• EXERCISE
Which lines run from the first one up to and including the one with "font = dict(family='Liberation"? Print exactly those.

• SOURCE MATERIAL
## Start
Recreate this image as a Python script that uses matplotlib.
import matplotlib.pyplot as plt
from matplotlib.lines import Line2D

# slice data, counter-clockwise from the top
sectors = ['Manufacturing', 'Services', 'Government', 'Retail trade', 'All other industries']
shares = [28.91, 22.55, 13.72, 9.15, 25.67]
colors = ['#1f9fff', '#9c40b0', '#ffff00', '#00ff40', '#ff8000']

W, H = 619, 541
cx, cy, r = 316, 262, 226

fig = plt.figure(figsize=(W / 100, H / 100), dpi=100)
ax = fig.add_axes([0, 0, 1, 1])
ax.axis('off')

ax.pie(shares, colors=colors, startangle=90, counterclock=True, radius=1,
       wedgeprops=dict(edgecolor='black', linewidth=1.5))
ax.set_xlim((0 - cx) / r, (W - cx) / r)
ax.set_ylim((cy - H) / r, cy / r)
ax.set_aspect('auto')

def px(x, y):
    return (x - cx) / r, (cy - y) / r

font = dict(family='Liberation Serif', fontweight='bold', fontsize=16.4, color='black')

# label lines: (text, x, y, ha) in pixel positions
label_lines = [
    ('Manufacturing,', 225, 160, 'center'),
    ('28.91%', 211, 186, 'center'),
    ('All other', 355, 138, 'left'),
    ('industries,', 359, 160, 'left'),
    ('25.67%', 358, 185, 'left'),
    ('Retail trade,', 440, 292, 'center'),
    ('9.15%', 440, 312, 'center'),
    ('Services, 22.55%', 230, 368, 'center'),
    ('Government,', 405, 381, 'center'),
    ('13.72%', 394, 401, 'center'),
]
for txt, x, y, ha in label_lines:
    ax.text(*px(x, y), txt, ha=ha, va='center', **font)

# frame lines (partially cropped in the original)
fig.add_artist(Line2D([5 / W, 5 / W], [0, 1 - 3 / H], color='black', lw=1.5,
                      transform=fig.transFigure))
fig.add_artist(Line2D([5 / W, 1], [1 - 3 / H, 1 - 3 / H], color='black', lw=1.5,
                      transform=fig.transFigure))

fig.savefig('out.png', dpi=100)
## End
• OUTPUT OF THE EXERCISE
Recreate this image as a Python script that uses matplotlib.
import matplotlib.pyplot as plt
from matplotlib.lines import Line2D

# slice data, counter-clockwise from the top
sectors = ['Manufacturing', 'Services', 'Government', 'Retail trade', 'All other industries']
shares = [28.91, 22.55, 13.72, 9.15, 25.67]
colors = ['#1f9fff', '#9c40b0', '#ffff00', '#00ff40', '#ff8000']

W, H = 619, 541
cx, cy, r = 316, 262, 226

fig = plt.figure(figsize=(W / 100, H / 100), dpi=100)
ax = fig.add_axes([0, 0, 1, 1])
ax.axis('off')

ax.pie(shares, colors=colors, startangle=90, counterclock=True, radius=1,
       wedgeprops=dict(edgecolor='black', linewidth=1.5))
ax.set_xlim((0 - cx) / r, (W - cx) / r)
ax.set_ylim((cy - H) / r, cy / r)
ax.set_aspect('auto')

def px(x, y):
    return (x - cx) / r, (cy - y) / r

font = dict(family='Liberation Serif', fontweight='bold', fontsize=16.4, color='black')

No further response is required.